**The request**
Repeat every record below exactly, leaving out the pictures.

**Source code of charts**
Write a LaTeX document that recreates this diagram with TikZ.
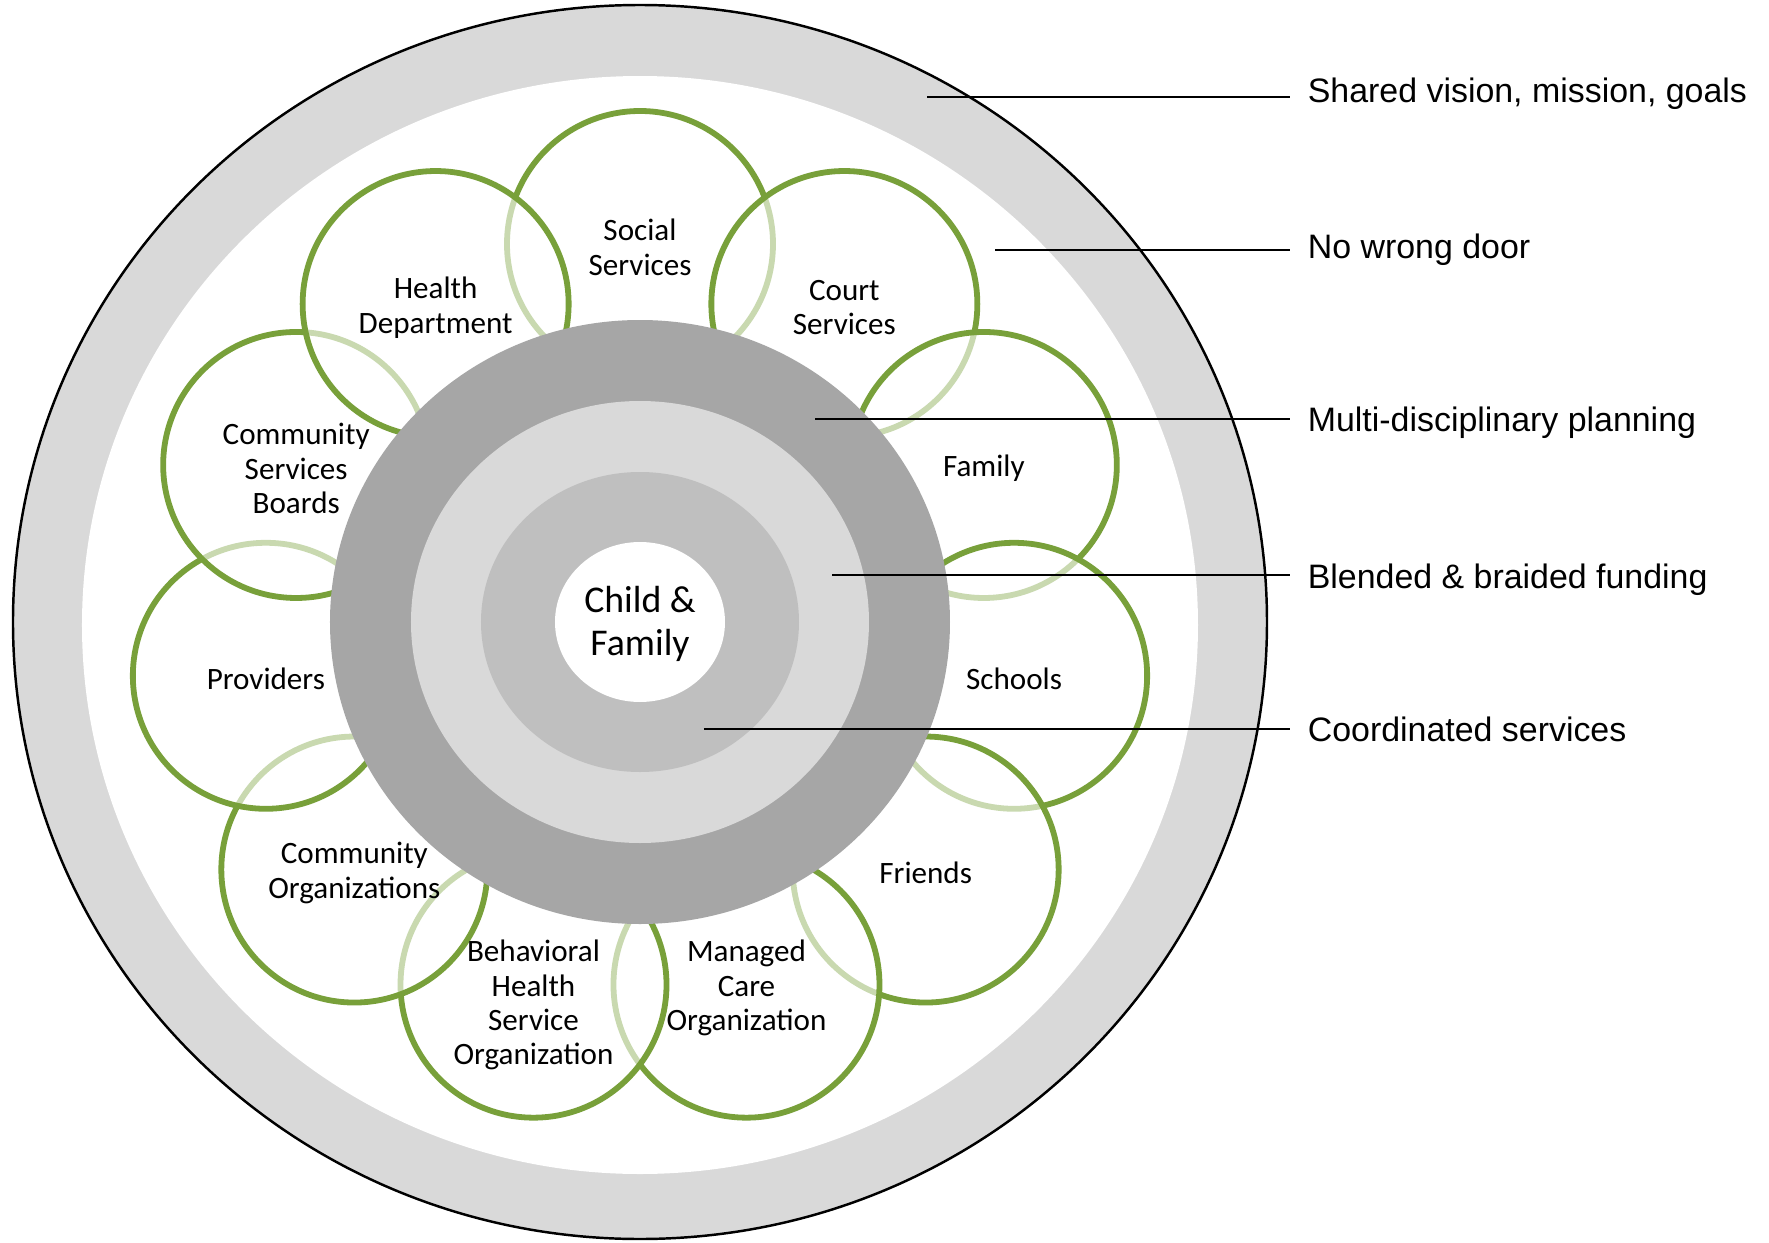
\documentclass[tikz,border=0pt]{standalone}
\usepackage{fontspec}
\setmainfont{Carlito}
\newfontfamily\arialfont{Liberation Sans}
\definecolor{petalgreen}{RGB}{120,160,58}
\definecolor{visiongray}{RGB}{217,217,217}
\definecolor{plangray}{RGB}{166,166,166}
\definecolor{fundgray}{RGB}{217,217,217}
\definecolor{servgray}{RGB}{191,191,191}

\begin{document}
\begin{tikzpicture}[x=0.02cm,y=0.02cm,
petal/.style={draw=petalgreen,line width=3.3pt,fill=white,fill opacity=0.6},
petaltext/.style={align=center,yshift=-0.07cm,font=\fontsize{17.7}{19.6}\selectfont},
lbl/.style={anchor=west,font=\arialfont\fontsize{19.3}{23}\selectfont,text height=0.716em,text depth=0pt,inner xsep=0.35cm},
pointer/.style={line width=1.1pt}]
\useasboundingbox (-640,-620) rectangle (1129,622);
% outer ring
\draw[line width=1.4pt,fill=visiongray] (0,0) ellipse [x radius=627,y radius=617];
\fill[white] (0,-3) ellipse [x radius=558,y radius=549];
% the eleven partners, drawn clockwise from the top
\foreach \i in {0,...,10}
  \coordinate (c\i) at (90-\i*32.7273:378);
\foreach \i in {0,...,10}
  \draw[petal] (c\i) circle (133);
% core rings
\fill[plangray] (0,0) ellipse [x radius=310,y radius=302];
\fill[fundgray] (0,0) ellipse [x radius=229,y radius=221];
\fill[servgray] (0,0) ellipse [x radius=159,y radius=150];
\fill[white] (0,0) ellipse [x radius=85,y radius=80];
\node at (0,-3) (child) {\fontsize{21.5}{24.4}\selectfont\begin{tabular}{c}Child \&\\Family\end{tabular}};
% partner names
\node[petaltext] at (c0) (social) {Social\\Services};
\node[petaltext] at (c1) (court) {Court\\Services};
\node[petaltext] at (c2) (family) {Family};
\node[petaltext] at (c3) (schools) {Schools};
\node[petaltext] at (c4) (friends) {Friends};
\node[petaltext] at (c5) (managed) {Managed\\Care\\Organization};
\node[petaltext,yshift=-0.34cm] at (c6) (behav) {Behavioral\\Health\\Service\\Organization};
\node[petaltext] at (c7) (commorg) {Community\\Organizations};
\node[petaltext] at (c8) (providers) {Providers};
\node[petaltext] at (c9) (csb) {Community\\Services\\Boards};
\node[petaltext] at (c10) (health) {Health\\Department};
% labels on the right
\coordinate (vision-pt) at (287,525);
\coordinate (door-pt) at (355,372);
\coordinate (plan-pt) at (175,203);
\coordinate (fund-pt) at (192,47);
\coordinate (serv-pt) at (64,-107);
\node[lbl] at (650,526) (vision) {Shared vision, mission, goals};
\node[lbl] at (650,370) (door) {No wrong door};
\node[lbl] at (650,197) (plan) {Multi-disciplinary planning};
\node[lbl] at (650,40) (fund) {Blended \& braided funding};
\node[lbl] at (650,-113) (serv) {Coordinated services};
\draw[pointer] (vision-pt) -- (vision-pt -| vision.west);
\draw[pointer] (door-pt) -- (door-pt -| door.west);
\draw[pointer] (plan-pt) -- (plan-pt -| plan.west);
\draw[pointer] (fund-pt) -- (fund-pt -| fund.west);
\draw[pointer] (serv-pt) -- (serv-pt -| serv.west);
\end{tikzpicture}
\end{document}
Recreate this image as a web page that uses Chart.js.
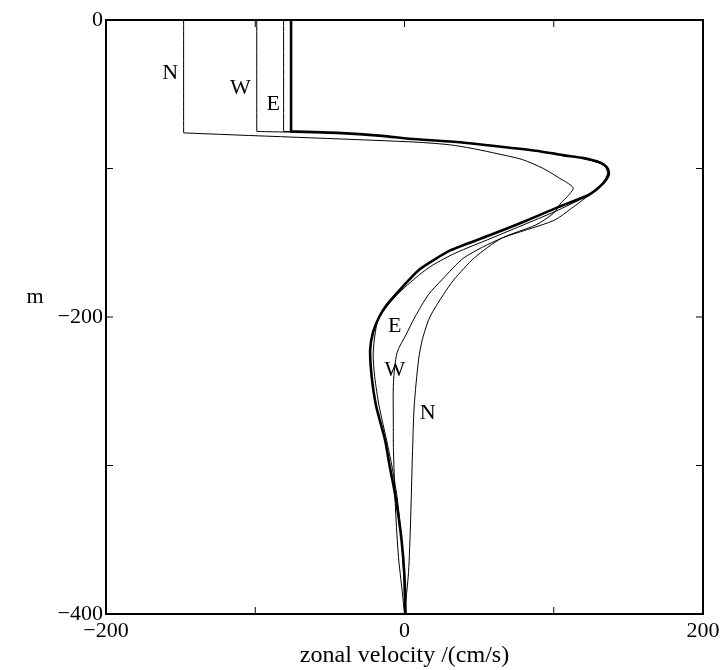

**Task result**
Write a LaTeX document that recreates this diagram with TikZ.
\documentclass[tikz,border=0pt]{standalone}
\usepackage{fontspec}
\setmainfont{Carlito}
\newfontfamily\arialfont{Liberation Sans}
\definecolor{petalgreen}{RGB}{120,160,58}
\definecolor{visiongray}{RGB}{217,217,217}
\definecolor{plangray}{RGB}{166,166,166}
\definecolor{fundgray}{RGB}{217,217,217}
\definecolor{servgray}{RGB}{191,191,191}

\begin{document}
\begin{tikzpicture}[x=0.02cm,y=0.02cm,
petal/.style={draw=petalgreen,line width=3.3pt,fill=white,fill opacity=0.6},
petaltext/.style={align=center,yshift=-0.07cm,font=\fontsize{17.7}{19.6}\selectfont},
lbl/.style={anchor=west,font=\arialfont\fontsize{19.3}{23}\selectfont,text height=0.716em,text depth=0pt,inner xsep=0.35cm},
pointer/.style={line width=1.1pt}]
\useasboundingbox (-640,-620) rectangle (1129,622);
% outer ring
\draw[line width=1.4pt,fill=visiongray] (0,0) ellipse [x radius=627,y radius=617];
\fill[white] (0,-3) ellipse [x radius=558,y radius=549];
% the eleven partners, drawn clockwise from the top
\foreach \i in {0,...,10}
  \coordinate (c\i) at (90-\i*32.7273:378);
\foreach \i in {0,...,10}
  \draw[petal] (c\i) circle (133);
% core rings
\fill[plangray] (0,0) ellipse [x radius=310,y radius=302];
\fill[fundgray] (0,0) ellipse [x radius=229,y radius=221];
\fill[servgray] (0,0) ellipse [x radius=159,y radius=150];
\fill[white] (0,0) ellipse [x radius=85,y radius=80];
\node at (0,-3) (child) {\fontsize{21.5}{24.4}\selectfont\begin{tabular}{c}Child \&\\Family\end{tabular}};
% partner names
\node[petaltext] at (c0) (social) {Social\\Services};
\node[petaltext] at (c1) (court) {Court\\Services};
\node[petaltext] at (c2) (family) {Family};
\node[petaltext] at (c3) (schools) {Schools};
\node[petaltext] at (c4) (friends) {Friends};
\node[petaltext] at (c5) (managed) {Managed\\Care\\Organization};
\node[petaltext,yshift=-0.34cm] at (c6) (behav) {Behavioral\\Health\\Service\\Organization};
\node[petaltext] at (c7) (commorg) {Community\\Organizations};
\node[petaltext] at (c8) (providers) {Providers};
\node[petaltext] at (c9) (csb) {Community\\Services\\Boards};
\node[petaltext] at (c10) (health) {Health\\Department};
% labels on the right
\coordinate (vision-pt) at (287,525);
\coordinate (door-pt) at (355,372);
\coordinate (plan-pt) at (175,203);
\coordinate (fund-pt) at (192,47);
\coordinate (serv-pt) at (64,-107);
\node[lbl] at (650,526) (vision) {Shared vision, mission, goals};
\node[lbl] at (650,370) (door) {No wrong door};
\node[lbl] at (650,197) (plan) {Multi-disciplinary planning};
\node[lbl] at (650,40) (fund) {Blended \& braided funding};
\node[lbl] at (650,-113) (serv) {Coordinated services};
\draw[pointer] (vision-pt) -- (vision-pt -| vision.west);
\draw[pointer] (door-pt) -- (door-pt -| door.west);
\draw[pointer] (plan-pt) -- (plan-pt -| plan.west);
\draw[pointer] (fund-pt) -- (fund-pt -| fund.west);
\draw[pointer] (serv-pt) -- (serv-pt -| serv.west);
\end{tikzpicture}
\end{document}
Recreate this image as a web page that uses Chart.js.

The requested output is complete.